Copy the lines below as they are; omit the images they contain.

**Source data**
--- begin ---

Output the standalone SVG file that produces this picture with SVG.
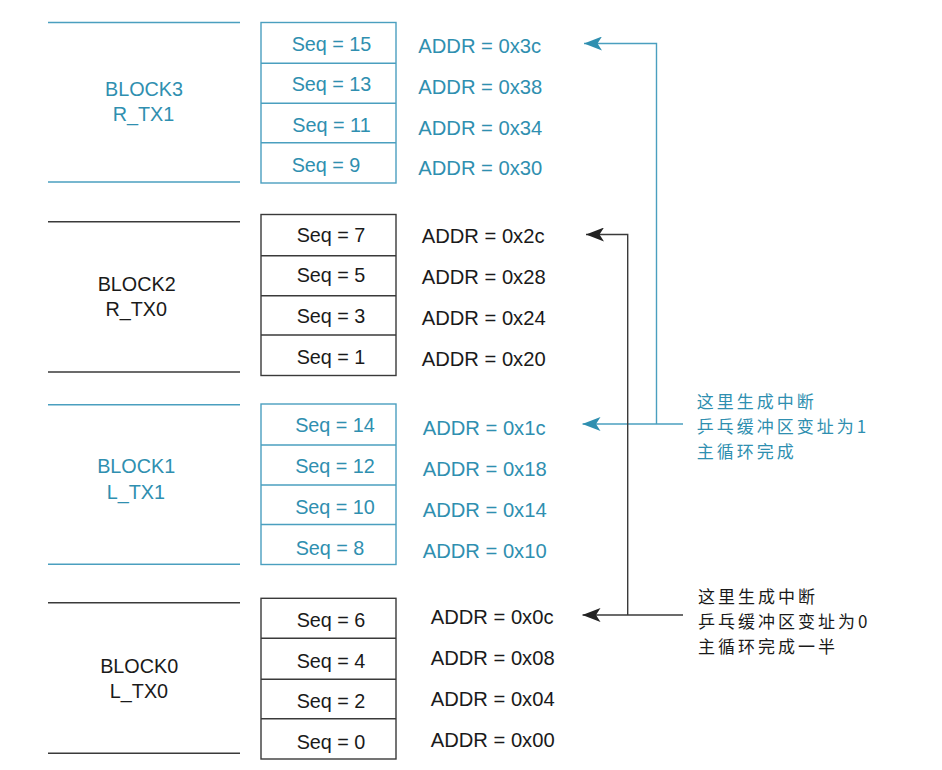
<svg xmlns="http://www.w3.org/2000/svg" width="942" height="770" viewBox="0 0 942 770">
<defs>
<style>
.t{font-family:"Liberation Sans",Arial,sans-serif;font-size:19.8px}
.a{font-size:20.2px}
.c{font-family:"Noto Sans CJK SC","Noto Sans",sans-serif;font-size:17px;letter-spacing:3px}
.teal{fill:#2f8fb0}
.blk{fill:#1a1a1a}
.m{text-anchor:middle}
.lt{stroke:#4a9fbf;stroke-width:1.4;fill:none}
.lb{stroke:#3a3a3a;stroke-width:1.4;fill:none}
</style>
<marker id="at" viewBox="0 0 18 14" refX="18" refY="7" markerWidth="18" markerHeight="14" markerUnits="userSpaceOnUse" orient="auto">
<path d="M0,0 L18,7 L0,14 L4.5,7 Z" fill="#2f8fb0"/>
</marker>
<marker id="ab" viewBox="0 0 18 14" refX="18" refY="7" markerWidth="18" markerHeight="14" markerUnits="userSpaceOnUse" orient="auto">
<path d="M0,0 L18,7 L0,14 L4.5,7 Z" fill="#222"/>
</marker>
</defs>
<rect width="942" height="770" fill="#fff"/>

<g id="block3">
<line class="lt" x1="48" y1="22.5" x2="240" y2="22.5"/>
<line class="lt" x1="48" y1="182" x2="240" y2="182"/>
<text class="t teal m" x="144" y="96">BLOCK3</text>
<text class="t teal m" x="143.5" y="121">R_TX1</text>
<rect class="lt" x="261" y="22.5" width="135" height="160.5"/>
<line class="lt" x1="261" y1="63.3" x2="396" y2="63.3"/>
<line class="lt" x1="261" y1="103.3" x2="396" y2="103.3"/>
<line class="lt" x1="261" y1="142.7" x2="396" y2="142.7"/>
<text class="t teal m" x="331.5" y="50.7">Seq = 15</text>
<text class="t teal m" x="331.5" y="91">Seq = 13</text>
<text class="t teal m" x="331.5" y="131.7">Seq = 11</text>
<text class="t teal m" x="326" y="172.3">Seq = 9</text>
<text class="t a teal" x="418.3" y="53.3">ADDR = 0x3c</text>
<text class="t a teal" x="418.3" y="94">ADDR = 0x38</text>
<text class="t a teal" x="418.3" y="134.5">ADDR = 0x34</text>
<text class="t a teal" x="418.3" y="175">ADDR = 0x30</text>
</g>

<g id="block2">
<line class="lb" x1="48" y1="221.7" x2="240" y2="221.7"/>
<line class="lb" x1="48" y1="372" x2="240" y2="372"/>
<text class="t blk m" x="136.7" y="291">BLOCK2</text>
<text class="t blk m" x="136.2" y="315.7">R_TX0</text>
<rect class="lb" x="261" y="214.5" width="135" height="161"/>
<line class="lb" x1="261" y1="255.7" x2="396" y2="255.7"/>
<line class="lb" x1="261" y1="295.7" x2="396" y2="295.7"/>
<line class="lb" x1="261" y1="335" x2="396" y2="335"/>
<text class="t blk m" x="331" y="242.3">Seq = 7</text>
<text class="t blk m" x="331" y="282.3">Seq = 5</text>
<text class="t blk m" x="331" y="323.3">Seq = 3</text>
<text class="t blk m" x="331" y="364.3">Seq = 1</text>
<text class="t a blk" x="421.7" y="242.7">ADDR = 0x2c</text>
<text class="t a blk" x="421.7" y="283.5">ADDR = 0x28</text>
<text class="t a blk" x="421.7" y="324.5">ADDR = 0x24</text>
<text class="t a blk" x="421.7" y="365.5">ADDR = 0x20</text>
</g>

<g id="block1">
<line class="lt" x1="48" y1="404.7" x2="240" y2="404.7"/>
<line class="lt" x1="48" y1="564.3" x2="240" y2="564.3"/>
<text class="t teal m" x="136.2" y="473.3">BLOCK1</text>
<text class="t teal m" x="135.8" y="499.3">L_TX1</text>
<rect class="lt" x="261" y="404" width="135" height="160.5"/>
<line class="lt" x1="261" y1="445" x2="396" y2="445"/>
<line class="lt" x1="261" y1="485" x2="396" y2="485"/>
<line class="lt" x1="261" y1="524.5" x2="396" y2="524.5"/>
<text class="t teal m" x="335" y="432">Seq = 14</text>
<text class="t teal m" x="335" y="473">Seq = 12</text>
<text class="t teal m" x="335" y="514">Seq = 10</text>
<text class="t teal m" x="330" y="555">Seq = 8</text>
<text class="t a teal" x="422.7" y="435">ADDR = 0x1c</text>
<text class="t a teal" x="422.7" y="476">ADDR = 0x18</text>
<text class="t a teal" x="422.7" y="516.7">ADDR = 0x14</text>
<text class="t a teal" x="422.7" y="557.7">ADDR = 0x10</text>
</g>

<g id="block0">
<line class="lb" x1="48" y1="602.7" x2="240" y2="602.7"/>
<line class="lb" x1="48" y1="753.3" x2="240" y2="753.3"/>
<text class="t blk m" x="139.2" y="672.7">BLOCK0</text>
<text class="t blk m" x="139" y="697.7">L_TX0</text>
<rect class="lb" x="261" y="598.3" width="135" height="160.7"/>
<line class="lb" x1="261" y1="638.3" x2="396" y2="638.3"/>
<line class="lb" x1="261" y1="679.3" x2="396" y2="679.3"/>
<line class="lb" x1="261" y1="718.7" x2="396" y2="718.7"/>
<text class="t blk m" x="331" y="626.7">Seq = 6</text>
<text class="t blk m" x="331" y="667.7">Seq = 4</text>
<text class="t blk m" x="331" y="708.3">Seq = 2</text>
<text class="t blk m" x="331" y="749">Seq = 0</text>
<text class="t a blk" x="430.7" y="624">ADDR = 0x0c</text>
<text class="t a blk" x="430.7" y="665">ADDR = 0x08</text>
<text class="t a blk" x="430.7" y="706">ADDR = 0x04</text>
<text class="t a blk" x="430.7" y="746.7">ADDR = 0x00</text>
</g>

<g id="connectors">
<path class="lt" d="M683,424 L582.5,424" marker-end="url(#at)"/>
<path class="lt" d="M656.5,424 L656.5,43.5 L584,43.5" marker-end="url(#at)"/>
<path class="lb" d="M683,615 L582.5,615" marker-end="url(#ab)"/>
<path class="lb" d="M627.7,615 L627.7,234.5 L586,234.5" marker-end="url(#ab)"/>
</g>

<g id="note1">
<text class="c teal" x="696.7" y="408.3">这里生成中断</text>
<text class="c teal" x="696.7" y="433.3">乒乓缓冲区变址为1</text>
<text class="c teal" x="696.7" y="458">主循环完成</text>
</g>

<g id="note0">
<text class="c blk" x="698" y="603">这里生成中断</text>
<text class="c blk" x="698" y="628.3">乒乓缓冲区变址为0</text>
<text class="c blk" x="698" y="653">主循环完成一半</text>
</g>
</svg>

--- end ---

**Solution to the exercise**
Output the standalone SVG file that produces this picture with SVG.
<svg xmlns="http://www.w3.org/2000/svg" width="942" height="770" viewBox="0 0 942 770">
<defs>
<style>
.t{font-family:"Liberation Sans",Arial,sans-serif;font-size:19.8px}
.a{font-size:20.2px}
.c{font-family:"Noto Sans CJK SC","Noto Sans",sans-serif;font-size:17px;letter-spacing:3px}
.teal{fill:#2f8fb0}
.blk{fill:#1a1a1a}
.m{text-anchor:middle}
.lt{stroke:#4a9fbf;stroke-width:1.4;fill:none}
.lb{stroke:#3a3a3a;stroke-width:1.4;fill:none}
</style>
<marker id="at" viewBox="0 0 18 14" refX="18" refY="7" markerWidth="18" markerHeight="14" markerUnits="userSpaceOnUse" orient="auto">
<path d="M0,0 L18,7 L0,14 L4.5,7 Z" fill="#2f8fb0"/>
</marker>
<marker id="ab" viewBox="0 0 18 14" refX="18" refY="7" markerWidth="18" markerHeight="14" markerUnits="userSpaceOnUse" orient="auto">
<path d="M0,0 L18,7 L0,14 L4.5,7 Z" fill="#222"/>
</marker>
</defs>
<rect width="942" height="770" fill="#fff"/>

<g id="block3">
<line class="lt" x1="48" y1="22.5" x2="240" y2="22.5"/>
<line class="lt" x1="48" y1="182" x2="240" y2="182"/>
<text class="t teal m" x="144" y="96">BLOCK3</text>
<text class="t teal m" x="143.5" y="121">R_TX1</text>
<rect class="lt" x="261" y="22.5" width="135" height="160.5"/>
<line class="lt" x1="261" y1="63.3" x2="396" y2="63.3"/>
<line class="lt" x1="261" y1="103.3" x2="396" y2="103.3"/>
<line class="lt" x1="261" y1="142.7" x2="396" y2="142.7"/>
<text class="t teal m" x="331.5" y="50.7">Seq = 15</text>
<text class="t teal m" x="331.5" y="91">Seq = 13</text>
<text class="t teal m" x="331.5" y="131.7">Seq = 11</text>
<text class="t teal m" x="326" y="172.3">Seq = 9</text>
<text class="t a teal" x="418.3" y="53.3">ADDR = 0x3c</text>
<text class="t a teal" x="418.3" y="94">ADDR = 0x38</text>
<text class="t a teal" x="418.3" y="134.5">ADDR = 0x34</text>
<text class="t a teal" x="418.3" y="175">ADDR = 0x30</text>
</g>

<g id="block2">
<line class="lb" x1="48" y1="221.7" x2="240" y2="221.7"/>
<line class="lb" x1="48" y1="372" x2="240" y2="372"/>
<text class="t blk m" x="136.7" y="291">BLOCK2</text>
<text class="t blk m" x="136.2" y="315.7">R_TX0</text>
<rect class="lb" x="261" y="214.5" width="135" height="161"/>
<line class="lb" x1="261" y1="255.7" x2="396" y2="255.7"/>
<line class="lb" x1="261" y1="295.7" x2="396" y2="295.7"/>
<line class="lb" x1="261" y1="335" x2="396" y2="335"/>
<text class="t blk m" x="331" y="242.3">Seq = 7</text>
<text class="t blk m" x="331" y="282.3">Seq = 5</text>
<text class="t blk m" x="331" y="323.3">Seq = 3</text>
<text class="t blk m" x="331" y="364.3">Seq = 1</text>
<text class="t a blk" x="421.7" y="242.7">ADDR = 0x2c</text>
<text class="t a blk" x="421.7" y="283.5">ADDR = 0x28</text>
<text class="t a blk" x="421.7" y="324.5">ADDR = 0x24</text>
<text class="t a blk" x="421.7" y="365.5">ADDR = 0x20</text>
</g>

<g id="block1">
<line class="lt" x1="48" y1="404.7" x2="240" y2="404.7"/>
<line class="lt" x1="48" y1="564.3" x2="240" y2="564.3"/>
<text class="t teal m" x="136.2" y="473.3">BLOCK1</text>
<text class="t teal m" x="135.8" y="499.3">L_TX1</text>
<rect class="lt" x="261" y="404" width="135" height="160.5"/>
<line class="lt" x1="261" y1="445" x2="396" y2="445"/>
<line class="lt" x1="261" y1="485" x2="396" y2="485"/>
<line class="lt" x1="261" y1="524.5" x2="396" y2="524.5"/>
<text class="t teal m" x="335" y="432">Seq = 14</text>
<text class="t teal m" x="335" y="473">Seq = 12</text>
<text class="t teal m" x="335" y="514">Seq = 10</text>
<text class="t teal m" x="330" y="555">Seq = 8</text>
<text class="t a teal" x="422.7" y="435">ADDR = 0x1c</text>
<text class="t a teal" x="422.7" y="476">ADDR = 0x18</text>
<text class="t a teal" x="422.7" y="516.7">ADDR = 0x14</text>
<text class="t a teal" x="422.7" y="557.7">ADDR = 0x10</text>
</g>

<g id="block0">
<line class="lb" x1="48" y1="602.7" x2="240" y2="602.7"/>
<line class="lb" x1="48" y1="753.3" x2="240" y2="753.3"/>
<text class="t blk m" x="139.2" y="672.7">BLOCK0</text>
<text class="t blk m" x="139" y="697.7">L_TX0</text>
<rect class="lb" x="261" y="598.3" width="135" height="160.7"/>
<line class="lb" x1="261" y1="638.3" x2="396" y2="638.3"/>
<line class="lb" x1="261" y1="679.3" x2="396" y2="679.3"/>
<line class="lb" x1="261" y1="718.7" x2="396" y2="718.7"/>
<text class="t blk m" x="331" y="626.7">Seq = 6</text>
<text class="t blk m" x="331" y="667.7">Seq = 4</text>
<text class="t blk m" x="331" y="708.3">Seq = 2</text>
<text class="t blk m" x="331" y="749">Seq = 0</text>
<text class="t a blk" x="430.7" y="624">ADDR = 0x0c</text>
<text class="t a blk" x="430.7" y="665">ADDR = 0x08</text>
<text class="t a blk" x="430.7" y="706">ADDR = 0x04</text>
<text class="t a blk" x="430.7" y="746.7">ADDR = 0x00</text>
</g>

<g id="connectors">
<path class="lt" d="M683,424 L582.5,424" marker-end="url(#at)"/>
<path class="lt" d="M656.5,424 L656.5,43.5 L584,43.5" marker-end="url(#at)"/>
<path class="lb" d="M683,615 L582.5,615" marker-end="url(#ab)"/>
<path class="lb" d="M627.7,615 L627.7,234.5 L586,234.5" marker-end="url(#ab)"/>
</g>

<g id="note1">
<text class="c teal" x="696.7" y="408.3">这里生成中断</text>
<text class="c teal" x="696.7" y="433.3">乒乓缓冲区变址为1</text>
<text class="c teal" x="696.7" y="458">主循环完成</text>
</g>

<g id="note0">
<text class="c blk" x="698" y="603">这里生成中断</text>
<text class="c blk" x="698" y="628.3">乒乓缓冲区变址为0</text>
<text class="c blk" x="698" y="653">主循环完成一半</text>
</g>
</svg>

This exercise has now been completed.